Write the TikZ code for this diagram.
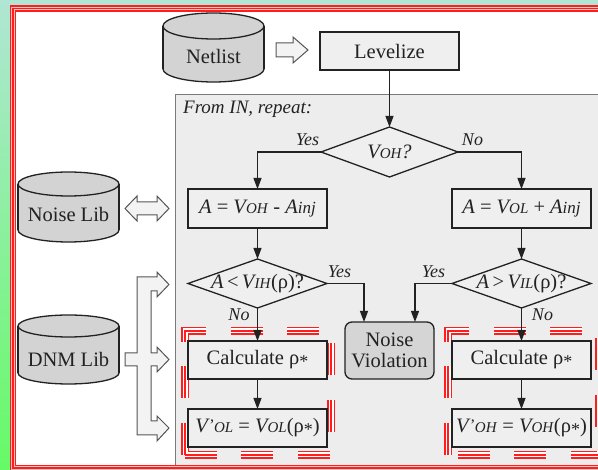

* * * * * * *

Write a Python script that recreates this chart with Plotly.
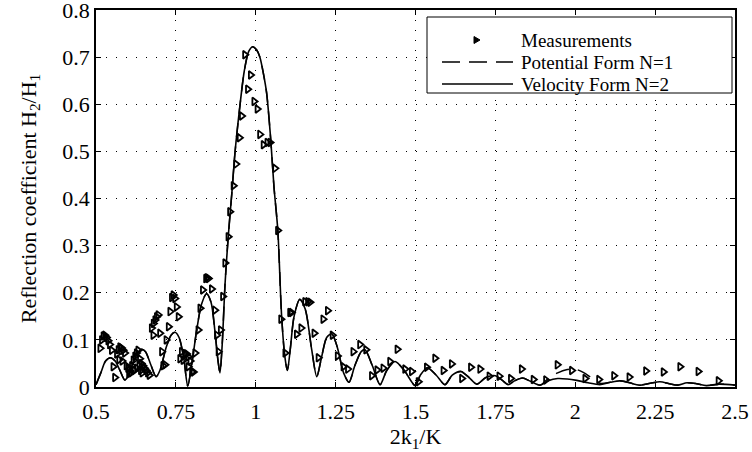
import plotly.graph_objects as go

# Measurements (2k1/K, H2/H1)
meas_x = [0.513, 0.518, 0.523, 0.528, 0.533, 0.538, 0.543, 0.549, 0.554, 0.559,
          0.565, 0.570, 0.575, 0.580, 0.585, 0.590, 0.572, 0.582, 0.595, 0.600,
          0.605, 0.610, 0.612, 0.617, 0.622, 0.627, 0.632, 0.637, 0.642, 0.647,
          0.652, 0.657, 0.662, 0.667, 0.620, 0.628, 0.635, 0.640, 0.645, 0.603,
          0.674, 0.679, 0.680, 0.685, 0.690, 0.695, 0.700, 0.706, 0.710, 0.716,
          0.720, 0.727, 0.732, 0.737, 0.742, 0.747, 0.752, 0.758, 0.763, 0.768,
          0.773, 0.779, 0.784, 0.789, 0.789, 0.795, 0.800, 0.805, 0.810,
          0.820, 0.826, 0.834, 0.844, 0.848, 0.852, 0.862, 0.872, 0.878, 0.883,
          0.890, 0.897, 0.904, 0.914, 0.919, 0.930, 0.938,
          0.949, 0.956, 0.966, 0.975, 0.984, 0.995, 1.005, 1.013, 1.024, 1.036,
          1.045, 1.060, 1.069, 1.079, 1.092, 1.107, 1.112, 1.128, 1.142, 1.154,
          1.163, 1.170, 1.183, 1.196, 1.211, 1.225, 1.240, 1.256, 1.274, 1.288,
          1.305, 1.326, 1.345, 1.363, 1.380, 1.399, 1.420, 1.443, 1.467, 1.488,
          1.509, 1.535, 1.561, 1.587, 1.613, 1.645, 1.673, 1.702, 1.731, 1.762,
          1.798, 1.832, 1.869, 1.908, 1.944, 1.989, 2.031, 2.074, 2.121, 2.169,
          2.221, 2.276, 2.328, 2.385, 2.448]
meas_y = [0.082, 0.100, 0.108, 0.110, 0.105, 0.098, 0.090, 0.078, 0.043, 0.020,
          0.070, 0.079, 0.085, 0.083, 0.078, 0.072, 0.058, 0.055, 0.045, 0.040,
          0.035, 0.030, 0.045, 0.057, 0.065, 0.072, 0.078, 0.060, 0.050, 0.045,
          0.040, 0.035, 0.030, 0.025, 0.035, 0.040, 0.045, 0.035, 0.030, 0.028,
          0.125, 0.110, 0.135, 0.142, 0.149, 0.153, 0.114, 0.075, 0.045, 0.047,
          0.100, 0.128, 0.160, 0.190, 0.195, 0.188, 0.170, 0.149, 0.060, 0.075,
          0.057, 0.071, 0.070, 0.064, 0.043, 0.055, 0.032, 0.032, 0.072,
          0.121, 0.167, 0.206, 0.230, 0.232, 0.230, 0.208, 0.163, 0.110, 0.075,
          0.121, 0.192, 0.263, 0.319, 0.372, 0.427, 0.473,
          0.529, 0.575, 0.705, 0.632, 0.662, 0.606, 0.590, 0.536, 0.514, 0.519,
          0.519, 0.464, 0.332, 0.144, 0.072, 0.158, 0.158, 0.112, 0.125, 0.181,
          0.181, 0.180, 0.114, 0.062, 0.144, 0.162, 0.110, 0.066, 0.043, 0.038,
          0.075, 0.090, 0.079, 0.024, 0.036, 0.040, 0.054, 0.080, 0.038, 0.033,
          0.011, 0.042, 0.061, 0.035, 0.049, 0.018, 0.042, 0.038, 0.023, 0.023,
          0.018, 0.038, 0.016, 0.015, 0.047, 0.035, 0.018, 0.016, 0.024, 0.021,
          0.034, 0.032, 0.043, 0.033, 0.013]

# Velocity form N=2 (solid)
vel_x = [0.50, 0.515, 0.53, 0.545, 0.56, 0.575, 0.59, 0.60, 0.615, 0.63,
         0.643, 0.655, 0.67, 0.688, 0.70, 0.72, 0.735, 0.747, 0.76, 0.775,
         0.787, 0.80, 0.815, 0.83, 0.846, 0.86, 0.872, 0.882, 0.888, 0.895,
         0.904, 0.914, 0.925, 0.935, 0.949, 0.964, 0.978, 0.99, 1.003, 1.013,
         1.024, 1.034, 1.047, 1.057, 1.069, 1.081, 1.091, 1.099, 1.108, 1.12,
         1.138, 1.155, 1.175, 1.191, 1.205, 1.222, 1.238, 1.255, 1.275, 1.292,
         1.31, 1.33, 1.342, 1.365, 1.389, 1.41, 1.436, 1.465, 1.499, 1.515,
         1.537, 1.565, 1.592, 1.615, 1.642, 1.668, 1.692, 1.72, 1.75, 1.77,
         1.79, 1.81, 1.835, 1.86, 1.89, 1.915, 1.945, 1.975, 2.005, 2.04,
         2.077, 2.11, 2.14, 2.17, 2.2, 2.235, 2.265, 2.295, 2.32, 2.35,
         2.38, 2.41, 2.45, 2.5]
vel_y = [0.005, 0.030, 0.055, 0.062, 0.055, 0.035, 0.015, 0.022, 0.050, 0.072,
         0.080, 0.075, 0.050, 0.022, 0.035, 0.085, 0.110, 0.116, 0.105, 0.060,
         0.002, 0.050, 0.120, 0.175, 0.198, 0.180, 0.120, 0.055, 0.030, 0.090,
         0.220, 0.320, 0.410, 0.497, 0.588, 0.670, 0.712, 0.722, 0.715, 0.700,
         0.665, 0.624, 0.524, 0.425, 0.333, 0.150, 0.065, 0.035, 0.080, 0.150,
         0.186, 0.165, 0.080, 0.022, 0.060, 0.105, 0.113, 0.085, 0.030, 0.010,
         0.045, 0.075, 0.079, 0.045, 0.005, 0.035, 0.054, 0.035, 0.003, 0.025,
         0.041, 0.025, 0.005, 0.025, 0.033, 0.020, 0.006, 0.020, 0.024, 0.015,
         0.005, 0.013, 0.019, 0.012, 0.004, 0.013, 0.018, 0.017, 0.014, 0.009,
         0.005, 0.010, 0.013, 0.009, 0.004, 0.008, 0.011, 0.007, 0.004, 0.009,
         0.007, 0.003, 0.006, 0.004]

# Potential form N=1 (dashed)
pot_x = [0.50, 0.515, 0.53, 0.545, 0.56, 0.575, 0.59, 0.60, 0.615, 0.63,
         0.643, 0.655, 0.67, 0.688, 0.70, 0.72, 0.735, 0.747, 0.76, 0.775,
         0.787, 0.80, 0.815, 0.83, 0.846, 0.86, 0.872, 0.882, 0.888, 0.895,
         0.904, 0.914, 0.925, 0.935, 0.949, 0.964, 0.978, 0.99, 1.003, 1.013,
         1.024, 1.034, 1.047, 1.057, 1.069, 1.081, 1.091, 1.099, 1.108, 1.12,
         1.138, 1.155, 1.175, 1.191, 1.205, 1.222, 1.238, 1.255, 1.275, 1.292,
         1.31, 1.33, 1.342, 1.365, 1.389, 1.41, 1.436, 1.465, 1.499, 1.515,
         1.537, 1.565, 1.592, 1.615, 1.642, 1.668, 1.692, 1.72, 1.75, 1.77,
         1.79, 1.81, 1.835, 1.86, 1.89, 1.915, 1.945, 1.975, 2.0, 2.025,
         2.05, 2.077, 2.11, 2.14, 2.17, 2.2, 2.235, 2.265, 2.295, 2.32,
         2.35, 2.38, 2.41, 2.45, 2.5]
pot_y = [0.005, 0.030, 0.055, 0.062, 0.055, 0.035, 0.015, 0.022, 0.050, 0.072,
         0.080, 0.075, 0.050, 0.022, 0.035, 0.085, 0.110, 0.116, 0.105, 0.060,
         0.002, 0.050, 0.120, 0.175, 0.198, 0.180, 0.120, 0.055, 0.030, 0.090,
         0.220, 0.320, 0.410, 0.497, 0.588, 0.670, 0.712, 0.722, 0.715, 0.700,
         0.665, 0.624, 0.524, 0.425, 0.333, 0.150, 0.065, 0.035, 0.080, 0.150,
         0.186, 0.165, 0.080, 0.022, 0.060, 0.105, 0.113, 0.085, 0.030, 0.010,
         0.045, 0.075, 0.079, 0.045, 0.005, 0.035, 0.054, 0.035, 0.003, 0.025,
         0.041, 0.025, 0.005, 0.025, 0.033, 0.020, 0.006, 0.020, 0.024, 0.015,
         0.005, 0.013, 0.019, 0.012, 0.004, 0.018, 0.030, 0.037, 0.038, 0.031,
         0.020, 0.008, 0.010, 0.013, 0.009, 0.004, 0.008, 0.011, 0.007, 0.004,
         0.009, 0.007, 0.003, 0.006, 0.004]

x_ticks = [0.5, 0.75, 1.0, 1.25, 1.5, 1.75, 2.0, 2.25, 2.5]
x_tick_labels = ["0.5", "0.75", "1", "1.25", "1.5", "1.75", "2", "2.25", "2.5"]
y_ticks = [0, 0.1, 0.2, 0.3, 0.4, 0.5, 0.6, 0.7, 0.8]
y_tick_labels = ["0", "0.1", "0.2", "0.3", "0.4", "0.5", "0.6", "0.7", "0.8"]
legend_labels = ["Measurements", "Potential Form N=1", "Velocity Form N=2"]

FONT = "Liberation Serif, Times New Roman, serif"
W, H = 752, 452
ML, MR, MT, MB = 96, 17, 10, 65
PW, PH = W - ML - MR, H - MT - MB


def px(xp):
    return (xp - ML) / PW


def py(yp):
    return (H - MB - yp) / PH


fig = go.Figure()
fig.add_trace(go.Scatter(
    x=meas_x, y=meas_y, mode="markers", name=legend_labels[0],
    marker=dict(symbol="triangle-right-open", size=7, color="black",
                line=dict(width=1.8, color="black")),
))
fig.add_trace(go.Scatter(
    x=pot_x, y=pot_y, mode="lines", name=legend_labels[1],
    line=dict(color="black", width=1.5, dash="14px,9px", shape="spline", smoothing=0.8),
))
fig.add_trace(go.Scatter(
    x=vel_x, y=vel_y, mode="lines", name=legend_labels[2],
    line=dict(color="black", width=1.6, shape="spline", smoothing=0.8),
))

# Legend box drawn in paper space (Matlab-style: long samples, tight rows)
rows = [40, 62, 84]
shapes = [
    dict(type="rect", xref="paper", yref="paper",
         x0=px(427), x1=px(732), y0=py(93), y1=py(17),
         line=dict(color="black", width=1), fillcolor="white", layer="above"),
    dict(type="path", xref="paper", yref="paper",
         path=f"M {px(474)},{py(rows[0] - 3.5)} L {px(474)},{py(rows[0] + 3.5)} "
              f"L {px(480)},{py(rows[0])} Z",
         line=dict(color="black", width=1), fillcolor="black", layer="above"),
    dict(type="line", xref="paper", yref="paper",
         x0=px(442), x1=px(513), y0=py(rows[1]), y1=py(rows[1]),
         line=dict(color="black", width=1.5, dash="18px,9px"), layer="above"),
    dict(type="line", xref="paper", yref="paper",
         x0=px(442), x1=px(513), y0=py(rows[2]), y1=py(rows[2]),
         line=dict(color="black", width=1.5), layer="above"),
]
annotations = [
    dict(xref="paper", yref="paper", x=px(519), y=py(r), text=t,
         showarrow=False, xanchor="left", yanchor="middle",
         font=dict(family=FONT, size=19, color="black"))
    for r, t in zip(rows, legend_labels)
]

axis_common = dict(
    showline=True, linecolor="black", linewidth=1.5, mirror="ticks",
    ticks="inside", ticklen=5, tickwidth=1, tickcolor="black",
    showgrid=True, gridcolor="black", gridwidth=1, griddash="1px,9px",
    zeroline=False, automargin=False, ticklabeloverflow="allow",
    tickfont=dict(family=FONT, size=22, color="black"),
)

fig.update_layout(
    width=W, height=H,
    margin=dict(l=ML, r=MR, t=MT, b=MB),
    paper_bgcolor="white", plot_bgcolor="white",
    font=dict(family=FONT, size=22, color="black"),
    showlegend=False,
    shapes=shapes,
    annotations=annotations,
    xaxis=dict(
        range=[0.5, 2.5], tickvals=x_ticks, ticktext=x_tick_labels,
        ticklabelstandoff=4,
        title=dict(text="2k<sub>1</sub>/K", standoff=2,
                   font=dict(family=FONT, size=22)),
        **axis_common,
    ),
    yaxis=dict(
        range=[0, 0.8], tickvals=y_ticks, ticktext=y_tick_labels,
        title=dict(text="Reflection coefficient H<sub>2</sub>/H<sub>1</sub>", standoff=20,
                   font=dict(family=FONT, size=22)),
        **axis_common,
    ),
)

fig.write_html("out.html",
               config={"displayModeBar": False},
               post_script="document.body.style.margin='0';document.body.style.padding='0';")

* * * * * * *

**EXERCISE BRIEF**
In the listing above, find the line containing "Write a Python" and the line containing "import plotly.graph_objects as go". Reproduce those lines and all between them exactly, with no pictures and nothing more.

**REPLY**
Write a Python script that recreates this chart with Plotly.
import plotly.graph_objects as go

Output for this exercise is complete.